When I give speeches up and down the country, two topics vie for the loudest cheers from a wide variety of audiences - one is the Green Party's call to return railways to public ownership, the second is when I say "we believe in a publicly owned and publicly run NHS".
Yet somehow, I find when talking to journalists, both of these ideas - indeed our strong support for public ownership of essential public services - is regarded as a "radical" idea.
It's an indictment of the state of our national politics - the distance that the ideas of our political class in the form of three largest parties has moved from the general public - that it's hard to find an organised voice outside that of the Green Party and the unions speaking up for it.
Yet the public - and the Green Party - understand that privatisation and outsourcing have been disastrous, built on putting public funds straight into private profits, cutting the pay and condition of workers and the quality of services. And all too often, as we've been finding with the water companies - the piling of debts on to essential public services, while capital is extracted to further boost private profits and financial risks multiplied.
We've seen a long trail of disasters and all too often tragic disasters. You just have to recite the acronyms - A4E, G4S, Atos.
It's unsurprising then that a new organisation, We Own It, launching today, has found that the public rejects default privatisation by 10:1, and that 80% think that private bids.
It has launched with a draft bill, the Public Service Users Bill, which would require public ownership to be considered before privatising or outsourcing services, as well as in the bidding process. We Own It's new report 'Better in Public Hands' says public ownership is making a comeback, not that public affection and sense of its value ever went away.
The models need to be carefully considered - renationalisation or maintaining national ownership makes sense in some cases (notably and topically Royal Mail), but often what we need to be looking towards is a more decentralised, flexible model that obeys the principle of subsidiarity, decisions being made as close as possible to the places where they'll have an impact.
This is something that's particularly pressing and important in electricity generation - we need to encourage the model of local mutual ownership of wind farms, of solar panels, or run-of-river generating schemes and, in future, tidal generation.
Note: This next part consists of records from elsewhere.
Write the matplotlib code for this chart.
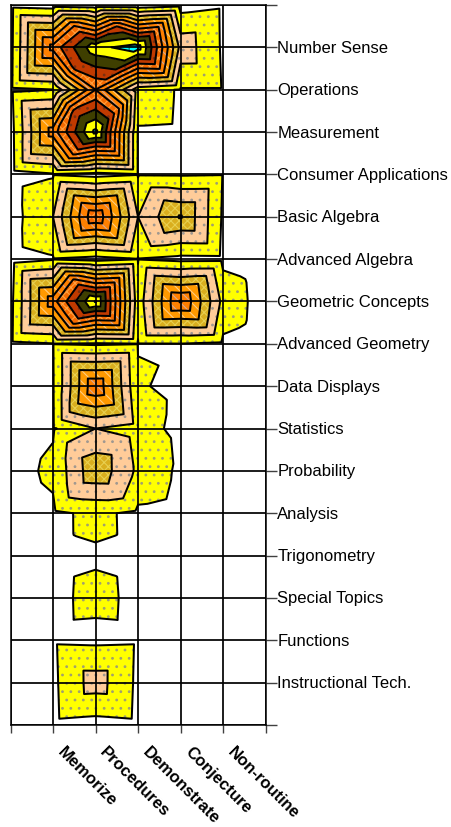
import matplotlib
matplotlib.use("Agg")
import matplotlib.pyplot as plt
import matplotlib.tri as mtri
import matplotlib.transforms as mtrans
import numpy as np

plt.rcParams['font.family'] = ['Liberation Sans', 'DejaVu Sans']

process_labels = ['Memorize', 'Procedures', 'Demonstrate', 'Conjecture', 'Non-routine']
topic_labels = ['Number Sense', 'Operations', 'Measurement', 'Consumer Applications',
                'Basic Algebra', 'Advanced Algebra', 'Geometric Concepts', 'Advanced Geometry',
                'Data Displays', 'Statistics', 'Probability', 'Analysis', 'Trigonometry',
                'Special Topics', 'Functions', 'Instructional Tech.']

pad_top   = [.65, .50, .35, .30, .61, .85, 0]
number    = [.70, 6.4, 9.7, 10.5, 2.67, .87, 0]
operation = [.75, .97, 6.0, 1.4, .93, .93, 0]
measure   = [.60, 5.5, 10.3, .93, .90, 0, 0]
consumer  = [.55, .90, .62, .92, .90, .95, 0]
basic_alg = [.59, 2.0, 6.9, 2.0, 4.1, .87, 0]
adv_alg   = [.55, .90, .60, .95, .72, .75, 0]
geom      = [.70, 5.6, 10.1, 1.4, 6.1, 1.7, .5]
adv_geo   = [.75, .95, .85, .95, .97, .80, 0]
displays  = [0, .93, 5.9, 1.12, .70, 0, 0]
stats     = [0, .90, 2.0, 1.5, .68, 0, 0]
prob      = [.63, 1.2, 3.75, 1.8, .80, 0, 0]
analysis  = [0, .82, 1.2, .80, .50, 0, 0]
trig      = [0, .72, .91, .72, 0, 0, 0]
special   = [0, .84, 1.18, .85, 0, 0, 0]
functions = [0, .85, .80, .85, 0, 0, 0]
instr     = [0, .80, 2.47, .81, 0, 0, 0]
pad_bot   = [0, .75, .61, .75, 0, 0, 0]

Z = np.array([pad_top, number, operation, measure, consumer, basic_alg, adv_alg, geom,
              adv_geo, displays, stats, prob, analysis, trig, special, functions, instr, pad_bot])

band_low  = [1, 2, 3, 4, 5, 6, 7, 8, 9, 10]
band_high = [2, 3, 4, 5, 6, 7, 8, 9, 10, 13]
band_face = ['#FFFF00', '#FFCC99', '#D9AE1E', '#FF9900', '#FF8000', '#F56A00',
             '#C03A00', '#3F3F00', '#FFFF00', '#00FFFF']
band_hatch = ['..', '..', 'xxxx', '\\\\\\', '\\\\\\', 'xxxx', '..', None, None, '++']
band_hcol = ['#A0A070', '#A09890', '#E8D050', '#FFCC80', '#D8A890', '#FFA040',
             '#7A3010', '#3F3F00', '#FFFF00', '#007070']

W, H = 451, 827
fig = plt.figure(figsize=(W / 100, H / 100), dpi=100)
L, R, T, B = 10.5, 265.5, 5, 725
ax = fig.add_axes([L / W, 1 - B / H, (R - L) / W, (B - T) / H])

nr, nc = Z.shape
x = np.arange(nc)
y = np.arange(nr)
gx, gy = np.meshgrid(x, y)
cx, cy = np.meshgrid(x[:-1] + .5, y[:-1] + .5)
st = np.stack([Z[:-1, :-1], Z[:-1, 1:], Z[1:, :-1], Z[1:, 1:]])
top = st.max(axis=0)
cz = (top + (st.sum(axis=0) - top) / 3) / 2
px = np.concatenate([gx.ravel(), cx.ravel()])
py = np.concatenate([gy.ravel(), cy.ravel()])
pz = np.concatenate([Z.ravel(), cz.ravel()])
tris = []
for r in range(nr - 1):
    for c in range(nc - 1):
        tl = r * nc + c
        tr = tl + 1
        bl = tl + nc
        br = bl + 1
        m = nr * nc + r * (nc - 1) + c
        tris += [[tl, tr, m], [tr, br, m], [br, bl, m], [bl, tl, m]]
tg = mtri.Triangulation(px, py, tris)

for lo, hi, fc, ht, hc in zip(band_low, band_high, band_face, band_hatch, band_hcol):
    with plt.rc_context({'hatch.color': hc, 'hatch.linewidth': 0.8}):
        cs = ax.tricontourf(tg, pz, levels=[lo, hi], colors=[fc],
                            hatches=[ht], zorder=1)
        cs.set_edgecolor(hc)
        cs.set_linewidth(0)
ax.tricontour(tg, pz, levels=band_low, colors='black', linewidths=1.45, zorder=2,
              linestyles='solid')

ax.set_xlim(0, 6)
ax.set_ylim(17, 0)
ax.set_axisbelow(False)
ax.grid(True, color='black', linewidth=1.25, zorder=3)
for s in ax.spines.values():
    s.set_linewidth(1.1)
    s.set_color('black')
    s.set_zorder(3)

ax.set_yticks(y)
ax.set_yticklabels([''] + topic_labels + [''], fontsize=12)
ax.yaxis.tick_right()
ax.tick_params(axis='y', length=8, width=1.0, pad=0.5, color='#404040', labelcolor='black')
yoff = mtrans.ScaledTranslation(0, 0.5 / 100, fig.dpi_scale_trans)
for lab in ax.get_yticklabels():
    lab.set_transform(lab.get_transform() + yoff)

ax.set_xticks(x)
ax.set_xticklabels([''] + process_labels + [''], fontsize=12, fontweight='bold',
                   rotation=-45, rotation_mode='anchor', ha='left', va='center')
ax.tick_params(axis='x', length=6, width=1.0, pad=12, color='#404040')
off = mtrans.ScaledTranslation(7 / 100, 0, fig.dpi_scale_trans)
for lab in ax.get_xticklabels():
    lab.set_transform(lab.get_transform() + off)

fig.savefig('out.png', dpi=100)
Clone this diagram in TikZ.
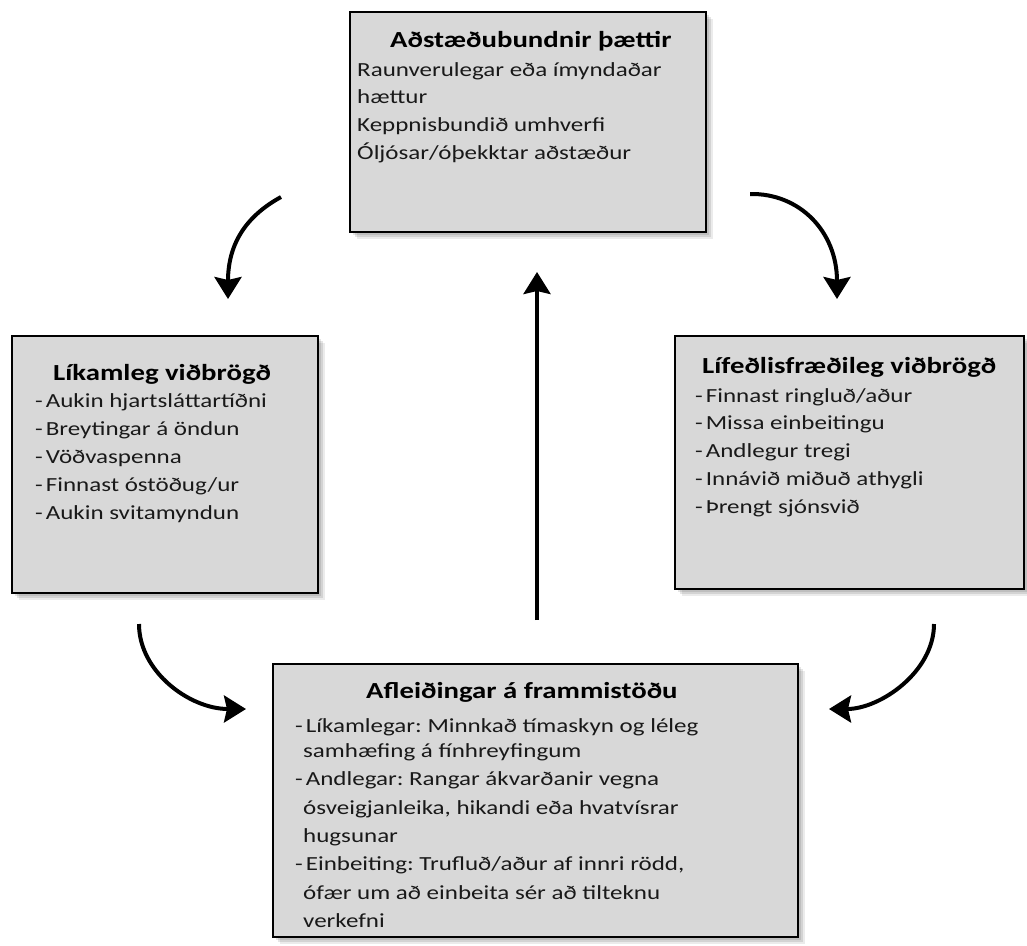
\documentclass[tikz,border=0pt]{standalone}
\usepackage{fontspec}
\setmainfont{Carlito}[FakeStretch=1.25]
\usetikzlibrary{arrows.meta}
\frenchspacing
\newcommand{\dsh}{-\kern3pt}
\definecolor{boxfill}{RGB}{216,216,216}
\definecolor{ink}{RGB}{25,25,25}
\tikzset{
  box/.style={draw=black, fill=boxfill, line width=2pt, inner sep=0pt,
    preaction={fill=black, opacity=0.10, transform canvas={shift={(3pt,-3pt)}}},
    preaction={fill=black, opacity=0.10, transform canvas={shift={(5pt,-5pt)}}},
    preaction={fill=black, opacity=0.08, transform canvas={shift={(7pt,-7pt)}}}},
  boxtitle/.style={anchor=base west, inner sep=0pt, font=\bfseries\fontsize{23}{28}\selectfont, text=black},
  body/.style={anchor=base west, inner sep=0pt, font=\fontsize{20}{28}\selectfont, text=ink},
  flow/.style={line width=4pt, -{Stealth[length=22pt, width=27pt, inset=3pt]}}
}
\begin{document}
\begin{tikzpicture}[x=1pt, y=-1pt]
\useasboundingbox (0,0) rectangle (1027,945);
% boxes
\node[box, minimum width=356pt, minimum height=220pt] (top) at (528,122) {};
\node[box, minimum width=306pt, minimum height=257pt] (left) at (165,464.5) {};
\node[box, minimum width=349pt, minimum height=253pt] (right) at (849.5,462.5) {};
\node[box, minimum width=525pt, minimum height=273pt] (bottom) at (535.5,800.5) {};
% top text
\node[boxtitle] (t0) at (390,47) {Aðstæðubundnir þættir};
\node[body] (t1) at (357,76) {Raunverulegar eða ímyndaðar};
\node[body] (t2) at (357,103) {hættur};
\node[body] (t3) at (357,131) {Keppnisbundið umhverfi};
\node[body] (t4) at (357,159) {Óljósar/óþekktar aðstæður};
% left text
\node[boxtitle] (l0) at (53,380) {Líkamleg viðbrögð};
\node[body] (l1) at (35,407) {\dsh Aukin hjartsláttartíðni};
\node[body] (l2) at (35,435) {\dsh Breytingar á öndun};
\node[body] (l3) at (35,463) {\dsh Vöðvaspenna};
\node[body] (l4) at (35,491) {\dsh Finnast óstöðug/ur};
\node[body] (l5) at (35,519) {\dsh Aukin svitamyndun};
% right text
\node[boxtitle] (r0) at (702,373) {Lífeðlisfræðileg viðbrögð};
\node[body] (r1) at (695,402) {\dsh Finnast ringluð/aður};
\node[body] (r2) at (695,429) {\dsh Missa einbeitingu};
\node[body] (r3) at (695,457) {\dsh Andlegur tregi};
\node[body] (r4) at (695,485) {\dsh Innávið miðuð athygli};
\node[body] (r5) at (695,513) {\dsh Þrengt sjónsvið};
% bottom text
\node[boxtitle] (b0) at (366,698) {Afleiðingar á frammistöðu};
\node[body] (b1) at (295,732) {\dsh Líkamlegar: Minnkað tímaskyn og léleg};
\node[body] (b2) at (303,757) {samhæfing á fínhreyfingum};
\node[body] (b3) at (295,785) {\dsh Andlegar: Rangar ákvarðanir vegna};
\node[body] (b4) at (303,814) {ósveigjanleika, hikandi eða hvatvísrar};
\node[body] (b5) at (303,842) {hugsunar};
\node[body] (b6) at (295,870) {\dsh Einbeiting: Trufluð/aður af innri rödd,};
\node[body] (b7) at (303,899) {ófær um að einbeita sér að tilteknu};
\node[body] (b8) at (303,927) {verkefni};
% arrow end points
\coordinate (a1s) at (281,197);
\coordinate (a1e) at (228,299);
\coordinate (a2s) at (750,194);
\coordinate (a2e) at (837,299);
\coordinate (a3s) at (139,624);
\coordinate (a3e) at (246,709);
\coordinate (a4s) at (934,624);
\coordinate (a4e) at (829,709);
\coordinate (a5s) at (537,620);
\coordinate (a5e) at (537,272);
% arrows
\draw[flow] (a1s) .. controls (250,214) and (228,240) .. (a1e);
\draw[flow] (a2s) .. controls (800,193) and (837,232) .. (a2e);
\draw[flow] (a3s) .. controls (139,672) and (190,709) .. (a3e);
\draw[flow] (a4s) .. controls (934,672) and (880,709) .. (a4e);
\draw[flow] (a5s) -- (a5e);
\end{tikzpicture}
\end{document}
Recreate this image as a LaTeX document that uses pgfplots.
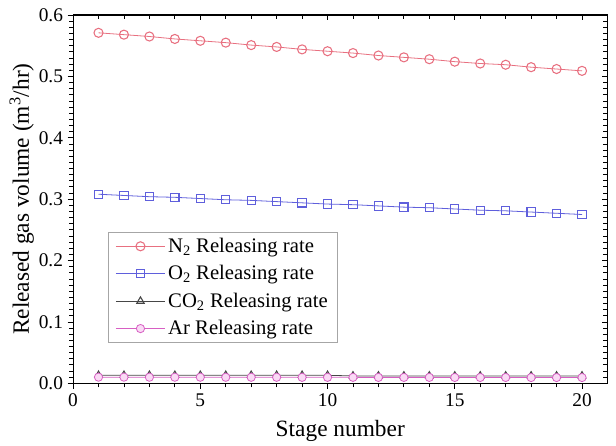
\documentclass[border=0pt]{standalone}
\usepackage{pgfplots}
\pgfplotsset{compat=1.18}
\usepackage{fontspec}
\setmainfont{Liberation Serif}

\definecolor{ncol}{RGB}{232,112,128}
\definecolor{ocol}{RGB}{95,95,220}
\definecolor{ccol}{RGB}{70,70,70}
\definecolor{acol}{RGB}{215,95,195}
\definecolor{afill}{RGB}{250,218,245}

\pgfplotstableread{
x  n2    o2    co2   ar
1  0.571 0.308 0.013 0.0100
2  0.568 0.306 0.013 0.0100
3  0.565 0.304 0.013 0.0099
4  0.561 0.303 0.013 0.0099
5  0.558 0.301 0.013 0.0099
6  0.555 0.299 0.013 0.0098
7  0.551 0.298 0.013 0.0098
8  0.548 0.296 0.013 0.0098
9  0.544 0.294 0.013 0.0097
10 0.541 0.292 0.013 0.0097
11 0.538 0.291 0.012 0.0097
12 0.534 0.289 0.012 0.0096
13 0.531 0.287 0.012 0.0096
14 0.528 0.286 0.012 0.0096
15 0.524 0.284 0.012 0.0095
16 0.521 0.282 0.012 0.0095
17 0.519 0.281 0.012 0.0095
18 0.515 0.279 0.012 0.0094
19 0.512 0.277 0.012 0.0094
20 0.509 0.275 0.012 0.0094
}\gasdata

\begin{document}
\begin{tikzpicture}
\pgfplotsset{
  frame/.style={
    scale only axis, width=400.5pt, height=276pt,
    xmin=0, xmax=21, ymin=0, ymax=0.6,
    xtick={0,5,...,20}, ytick={0,0.1,...,0.6},
    minor x tick num=4, minor y tick num=9,
    major tick length=4pt, minor tick length=3pt,
  }
}
\begin{axis}[
    frame, name=main,
    axis line style={black, line width=0.8pt},
    every tick/.style={black, line width=0.6pt},
    tick align=outside, xtick pos=bottom, ytick pos=left,
    xticklabels={0,5,10,15,20},
    yticklabels={0.0,0.1,0.2,0.3,0.4,0.5,0.6},
    ticklabel style={font=\fontsize{14.5}{16}\selectfont},
    xlabel={Stage number},
    ylabel={Released gas volume (m\textsuperscript{3}/hr)},
    label style={font=\fontsize{17.5}{20}\selectfont},
    xlabel style={at={(axis description cs:0.5,-0.128)}, anchor=center},
    ylabel style={at={(axis description cs:-0.096,0.5)}, anchor=center},
    legend style={at={(axis description cs:0.066,0.109)}, anchor=south west,
      draw=gray!70, line width=0.6pt, font=\fontsize{15.5}{17}\selectfont,
      row sep=4.3pt, inner xsep=5pt, inner ysep=2.5pt},
    legend cell align=left,
    legend image code/.code={
      \draw[mark repeat=2, mark phase=2, line width=0.6pt] plot coordinates {(0cm,0cm) (0.65cm,0cm) (1.3cm,0cm)};},
    every axis plot/.append style={line width=0.6pt, mark options={solid, line width=0.8pt}},
]
\addplot[ncol, mark=o, mark size=3.4pt] table[x=x, y=n2] {\gasdata};
\addlegendentry{N\textsubscript{2} Releasing rate}
\addplot[ocol, mark=square, mark size=3.1pt] table[x=x, y=o2] {\gasdata};
\addlegendentry{O\textsubscript{2} Releasing rate}
\addplot[ccol, mark=triangle, mark size=3.2pt] table[x=x, y=co2] {\gasdata};
\addlegendentry{CO\textsubscript{2} Releasing rate}
\addplot[acol, mark=*, mark size=3.1pt, mark options={fill=afill, draw=acol}] table[x=x, y=ar] {\gasdata};
\addlegendentry{Ar Releasing rate}
\end{axis}
\begin{axis}[
    frame, at={(main.south west)}, anchor=south west,
    axis line style={draw=none},
    every tick/.style={black, line width=0.6pt},
    tick align=inside, xtick pos=top, ytick pos=right,
    xticklabels={}, yticklabels={},
]
\end{axis}
\pgfresetboundingbox
\useasboundingbox ([shift={(-54.75pt,-46.5pt)}]main.south west) rectangle ([shift={(6.4pt,11.25pt)}]main.north east);
\end{tikzpicture}
\end{document}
If a multinational company sweeping into town and plans to build a windfarm on the hill, transforming the landscape, but the profits make no local impact, sweeping instead off to London - and all too often then straight into the nearest convenient tax haven - it's unsurprising if this seems an imposition, an insult to be resisted. If the wind farm is owned by, planned by the community, the benefits flowing down into town in the term of dividends on community bonds, funding for the local school and a new roof for the village hall, however, it will be seen, experienced very differently.
But we need to start thinking too about ways, in a time of increasing water stress, we can get back control over our water supplies, our electricity and gas grids, and more.
That's a big challenge for We Own It - and a good place to start is keeping what we still have. The NHS is a critical, popular issue that I'm sure the new organisation will be working on.